====== PROVIDED DATA ======
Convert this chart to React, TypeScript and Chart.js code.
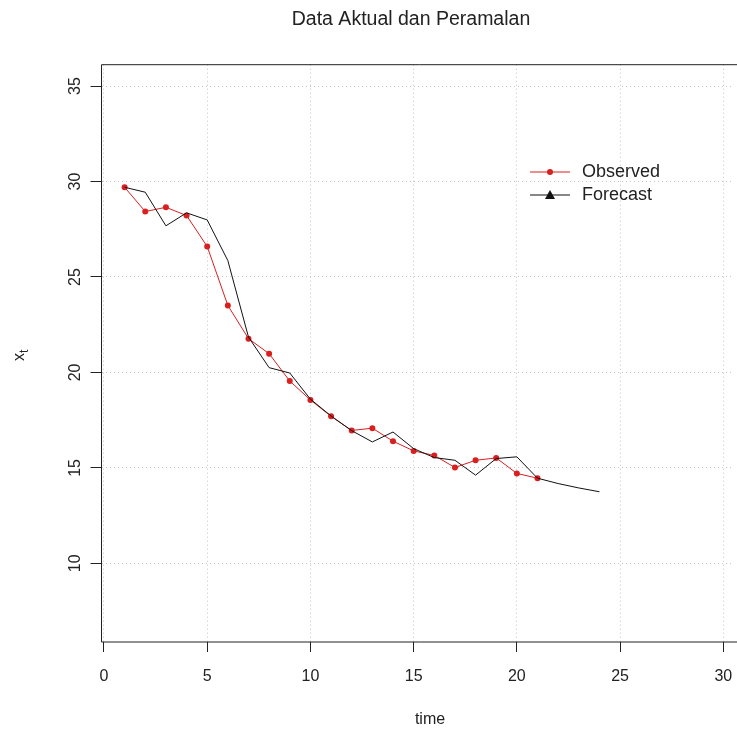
import React, { useEffect, useRef } from 'react';
import { Chart, registerables } from 'chart.js';

Chart.register(...registerables);

const chartTitle = 'Data Aktual dan Peramalan';
const xAxisLabel = 'time';
const seriesNames = ['Observed', 'Forecast'];

const timeObserved = [1, 2, 3, 4, 5, 6, 7, 8, 9, 10, 11, 12, 13, 14, 15, 16, 17, 18, 19, 20, 21];
const observed = [29.7, 28.43, 28.65, 28.22, 26.6, 23.51, 21.77, 20.98, 19.55, 18.56, 17.7, 16.96, 17.08, 16.4, 15.89, 15.65, 15.02, 15.4, 15.52, 14.71, 14.46];

const timeForecast = [1, 2, 3, 4, 5, 6, 7, 8, 9, 10, 11, 12, 13, 14, 15, 16, 17, 18, 19, 20, 21, 22, 23, 24];
const forecast = [29.7, 29.44, 27.68, 28.36, 27.99, 25.86, 21.85, 20.25, 19.97, 18.6, 17.72, 16.95, 16.36, 16.88, 16.01, 15.54, 15.4, 14.62, 15.49, 15.58, 14.46, 14.18, 13.95, 13.75];

const xTicks = [0, 5, 10, 15, 20, 25, 30];
const yTicks = [10, 15, 20, 25, 30, 35];

const FONT = '"Liberation Sans", Arial, sans-serif';
const RED = '#d91f1f';

const decorPlugin = {
  id: 'decor',
  afterDraw(chart: any) {
    const ctx = chart.ctx as CanvasRenderingContext2D;
    const a = chart.chartArea;
    const ys = chart.scales.y;
    ctx.save();
    // box
    ctx.strokeStyle = '#222';
    ctx.lineWidth = 1;
    ctx.beginPath();
    ctx.moveTo(a.right + 5, a.top);
    ctx.lineTo(a.left, a.top);
    ctx.lineTo(a.left, a.bottom);
    ctx.lineTo(a.right + 5, a.bottom);
    ctx.stroke();

    // y tick labels rotated
    ctx.fillStyle = '#222';
    ctx.font = `16px ${FONT}`;
    ctx.textAlign = 'center';
    ctx.textBaseline = 'middle';
    yTicks.forEach((v) => {
      const py = ys.getPixelForValue(v);
      ctx.save();
      ctx.translate(76, py);
      ctx.rotate(-Math.PI / 2);
      ctx.fillText(String(v), 0, 0);
      ctx.restore();
    });

    // y axis label x_t
    ctx.save();
    ctx.translate(20, 356);
    ctx.rotate(-Math.PI / 2);
    ctx.textAlign = 'left';
    ctx.font = `16px ${FONT}`;
    ctx.fillText('x', -5, 0);
    ctx.font = `12px ${FONT}`;
    ctx.fillText('t', 3, 5);
    ctx.restore();

    // x axis label
    ctx.font = `16px ${FONT}`;
    ctx.textAlign = 'center';
    ctx.fillText(xAxisLabel, 430, 720);

    // title
    ctx.font = `19.5px ${FONT}`;
    ctx.fillText(chartTitle, 411, 20);

    // legend
    const lx0 = 530, lx1 = 570, tx = 582;
    const ly = [172, 195];
    ctx.lineWidth = 1;
    ctx.strokeStyle = RED;
    ctx.beginPath();
    ctx.moveTo(lx0, ly[0]);
    ctx.lineTo(lx1, ly[0]);
    ctx.stroke();
    ctx.fillStyle = RED;
    ctx.beginPath();
    ctx.arc(550, ly[0], 3, 0, Math.PI * 2);
    ctx.fill();
    ctx.strokeStyle = '#111';
    ctx.beginPath();
    ctx.moveTo(lx0, ly[1]);
    ctx.lineTo(lx1, ly[1]);
    ctx.stroke();
    ctx.fillStyle = '#111';
    ctx.beginPath();
    ctx.moveTo(550, ly[1] - 5);
    ctx.lineTo(555, ly[1] + 4);
    ctx.lineTo(545, ly[1] + 4);
    ctx.closePath();
    ctx.fill();
    ctx.fillStyle = '#222';
    ctx.textAlign = 'left';
    ctx.font = `18px ${FONT}`;
    ctx.fillText(seriesNames[0], tx, ly[0]);
    ctx.fillText(seriesNames[1], tx, ly[1]);
    ctx.restore();
  },
};

export default function App() {
  const ref = useRef<HTMLCanvasElement | null>(null);
  useEffect(() => {
    document.body.style.margin = '0';
    document.body.style.overflow = 'hidden';
    const canvas = ref.current;
    if (!canvas) return;
    const chart = new Chart(canvas, {
      type: 'line',
      data: {
        datasets: [
          {
            label: seriesNames[1],
            data: timeForecast.map((t, i) => ({ x: t, y: forecast[i] })),
            borderColor: '#111',
            borderWidth: 1,
            pointRadius: 0,
            tension: 0,
            fill: false,
          },
          {
            label: seriesNames[0],
            data: timeObserved.map((t, i) => ({ x: t, y: observed[i] })),
            borderColor: RED,
            borderWidth: 1,
            pointRadius: 3,
            pointBorderWidth: 0,
            pointBackgroundColor: RED,
            tension: 0,
            fill: false,
          },
        ],
      },
      plugins: [decorPlugin],
      options: {
        animation: false,
        responsive: false,
        maintainAspectRatio: false,
        layout: { padding: { top: 64.7, left: 0, right: 0, bottom: 0 } },
        plugins: { legend: { display: false }, title: { display: false }, tooltip: { enabled: false } },
        scales: {
          x: {
            type: 'linear',
            min: -0.12,
            max: 30.47,
            afterBuildTicks: (axis: any) => {
              axis.ticks = xTicks.map((v) => ({ value: v }));
            },
            afterFit: (axis: any) => {
              axis.height = 89;
              axis.paddingRight = 0;
              axis.paddingLeft = 0;
            },
            ticks: {
              color: '#222',
              font: { family: FONT, size: 16 },
              padding: 15,
              maxRotation: 0,
              autoSkip: false,
              callback: (v: any) => String(v),
            },
            border: { display: false, dash: [1, 3] },
            grid: {
              color: '#c4c4c4',
              lineWidth: 1,
              drawTicks: true,
              tickLength: 10,
              tickColor: '#222',
              tickWidth: 1,
              tickBorderDash: [],
            },
          },
          y: {
            type: 'linear',
            min: 5.88,
            max: 36.12,
            afterBuildTicks: (axis: any) => {
              axis.ticks = yTicks.map((v) => ({ value: v }));
            },
            afterFit: (axis: any) => {
              axis.width = 101.5;
              axis.paddingTop = 0;
              axis.paddingBottom = 0;
            },
            ticks: {
              color: 'rgba(0,0,0,0)',
              font: { family: FONT, size: 16 },
              padding: 10,
              callback: (v: any) => String(v),
            },
            border: { display: false, dash: [1, 3] },
            grid: {
              color: '#c4c4c4',
              lineWidth: 1,
              drawTicks: true,
              tickLength: 11,
              tickColor: '#222',
              tickWidth: 1,
              tickBorderDash: [],
            },
          },
        },
      },
    });
    return () => chart.destroy();
  }, []);
  return (
    <div style={{ width: 737, height: 731, background: '#fff' }}>
      <canvas ref={ref} width={737} height={731} style={{ display: 'block' }} />
    </div>
  );
}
======
◆ **WRITTEN EXERCISE**
Set down the material exactly, every line of it, except for the pictures.

◆ **COMPLETED EXERCISE**
Convert this chart to React, TypeScript and Chart.js code.
import React, { useEffect, useRef } from 'react';
import { Chart, registerables } from 'chart.js';

Chart.register(...registerables);

const chartTitle = 'Data Aktual dan Peramalan';
const xAxisLabel = 'time';
const seriesNames = ['Observed', 'Forecast'];

const timeObserved = [1, 2, 3, 4, 5, 6, 7, 8, 9, 10, 11, 12, 13, 14, 15, 16, 17, 18, 19, 20, 21];
const observed = [29.7, 28.43, 28.65, 28.22, 26.6, 23.51, 21.77, 20.98, 19.55, 18.56, 17.7, 16.96, 17.08, 16.4, 15.89, 15.65, 15.02, 15.4, 15.52, 14.71, 14.46];

const timeForecast = [1, 2, 3, 4, 5, 6, 7, 8, 9, 10, 11, 12, 13, 14, 15, 16, 17, 18, 19, 20, 21, 22, 23, 24];
const forecast = [29.7, 29.44, 27.68, 28.36, 27.99, 25.86, 21.85, 20.25, 19.97, 18.6, 17.72, 16.95, 16.36, 16.88, 16.01, 15.54, 15.4, 14.62, 15.49, 15.58, 14.46, 14.18, 13.95, 13.75];

const xTicks = [0, 5, 10, 15, 20, 25, 30];
const yTicks = [10, 15, 20, 25, 30, 35];

const FONT = '"Liberation Sans", Arial, sans-serif';
const RED = '#d91f1f';

const decorPlugin = {
  id: 'decor',
  afterDraw(chart: any) {
    const ctx = chart.ctx as CanvasRenderingContext2D;
    const a = chart.chartArea;
    const ys = chart.scales.y;
    ctx.save();
    // box
    ctx.strokeStyle = '#222';
    ctx.lineWidth = 1;
    ctx.beginPath();
    ctx.moveTo(a.right + 5, a.top);
    ctx.lineTo(a.left, a.top);
    ctx.lineTo(a.left, a.bottom);
    ctx.lineTo(a.right + 5, a.bottom);
    ctx.stroke();

    // y tick labels rotated
    ctx.fillStyle = '#222';
    ctx.font = `16px ${FONT}`;
    ctx.textAlign = 'center';
    ctx.textBaseline = 'middle';
    yTicks.forEach((v) => {
      const py = ys.getPixelForValue(v);
      ctx.save();
      ctx.translate(76, py);
      ctx.rotate(-Math.PI / 2);
      ctx.fillText(String(v), 0, 0);
      ctx.restore();
    });

    // y axis label x_t
    ctx.save();
    ctx.translate(20, 356);
    ctx.rotate(-Math.PI / 2);
    ctx.textAlign = 'left';
    ctx.font = `16px ${FONT}`;
    ctx.fillText('x', -5, 0);
    ctx.font = `12px ${FONT}`;
    ctx.fillText('t', 3, 5);
    ctx.restore();

    // x axis label
    ctx.font = `16px ${FONT}`;
    ctx.textAlign = 'center';
    ctx.fillText(xAxisLabel, 430, 720);

    // title
    ctx.font = `19.5px ${FONT}`;
    ctx.fillText(chartTitle, 411, 20);

    // legend
    const lx0 = 530, lx1 = 570, tx = 582;
    const ly = [172, 195];
    ctx.lineWidth = 1;
    ctx.strokeStyle = RED;
    ctx.beginPath();
    ctx.moveTo(lx0, ly[0]);
    ctx.lineTo(lx1, ly[0]);
    ctx.stroke();
    ctx.fillStyle = RED;
    ctx.beginPath();
    ctx.arc(550, ly[0], 3, 0, Math.PI * 2);
    ctx.fill();
    ctx.strokeStyle = '#111';
    ctx.beginPath();
    ctx.moveTo(lx0, ly[1]);
    ctx.lineTo(lx1, ly[1]);
    ctx.stroke();
    ctx.fillStyle = '#111';
    ctx.beginPath();
    ctx.moveTo(550, ly[1] - 5);
    ctx.lineTo(555, ly[1] + 4);
    ctx.lineTo(545, ly[1] + 4);
    ctx.closePath();
    ctx.fill();
    ctx.fillStyle = '#222';
    ctx.textAlign = 'left';
    ctx.font = `18px ${FONT}`;
    ctx.fillText(seriesNames[0], tx, ly[0]);
    ctx.fillText(seriesNames[1], tx, ly[1]);
    ctx.restore();
  },
};

export default function App() {
  const ref = useRef<HTMLCanvasElement | null>(null);
  useEffect(() => {
    document.body.style.margin = '0';
    document.body.style.overflow = 'hidden';
    const canvas = ref.current;
    if (!canvas) return;
    const chart = new Chart(canvas, {
      type: 'line',
      data: {
        datasets: [
          {
            label: seriesNames[1],
            data: timeForecast.map((t, i) => ({ x: t, y: forecast[i] })),
            borderColor: '#111',
            borderWidth: 1,
            pointRadius: 0,
            tension: 0,
            fill: false,
          },
          {
            label: seriesNames[0],
            data: timeObserved.map((t, i) => ({ x: t, y: observed[i] })),
            borderColor: RED,
            borderWidth: 1,
            pointRadius: 3,
            pointBorderWidth: 0,
            pointBackgroundColor: RED,
            tension: 0,
            fill: false,
          },
        ],
      },
      plugins: [decorPlugin],
      options: {
        animation: false,
        responsive: false,
        maintainAspectRatio: false,
        layout: { padding: { top: 64.7, left: 0, right: 0, bottom: 0 } },
        plugins: { legend: { display: false }, title: { display: false }, tooltip: { enabled: false } },
        scales: {
          x: {
            type: 'linear',
            min: -0.12,
            max: 30.47,
            afterBuildTicks: (axis: any) => {
              axis.ticks = xTicks.map((v) => ({ value: v }));
            },
            afterFit: (axis: any) => {
              axis.height = 89;
              axis.paddingRight = 0;
              axis.paddingLeft = 0;
            },
            ticks: {
              color: '#222',
              font: { family: FONT, size: 16 },
              padding: 15,
              maxRotation: 0,
              autoSkip: false,
              callback: (v: any) => String(v),
            },
            border: { display: false, dash: [1, 3] },
            grid: {
              color: '#c4c4c4',
              lineWidth: 1,
              drawTicks: true,
              tickLength: 10,
              tickColor: '#222',
              tickWidth: 1,
              tickBorderDash: [],
            },
          },
          y: {
            type: 'linear',
            min: 5.88,
            max: 36.12,
            afterBuildTicks: (axis: any) => {
              axis.ticks = yTicks.map((v) => ({ value: v }));
            },
            afterFit: (axis: any) => {
              axis.width = 101.5;
              axis.paddingTop = 0;
              axis.paddingBottom = 0;
            },
            ticks: {
              color: 'rgba(0,0,0,0)',
              font: { family: FONT, size: 16 },
              padding: 10,
              callback: (v: any) => String(v),
            },
            border: { display: false, dash: [1, 3] },
            grid: {
              color: '#c4c4c4',
              lineWidth: 1,
              drawTicks: true,
              tickLength: 11,
              tickColor: '#222',
              tickWidth: 1,
              tickBorderDash: [],
            },
          },
        },
      },
    });
    return () => chart.destroy();
  }, []);
  return (
    <div style={{ width: 737, height: 731, background: '#fff' }}>
      <canvas ref={ref} width={737} height={731} style={{ display: 'block' }} />
    </div>
  );
}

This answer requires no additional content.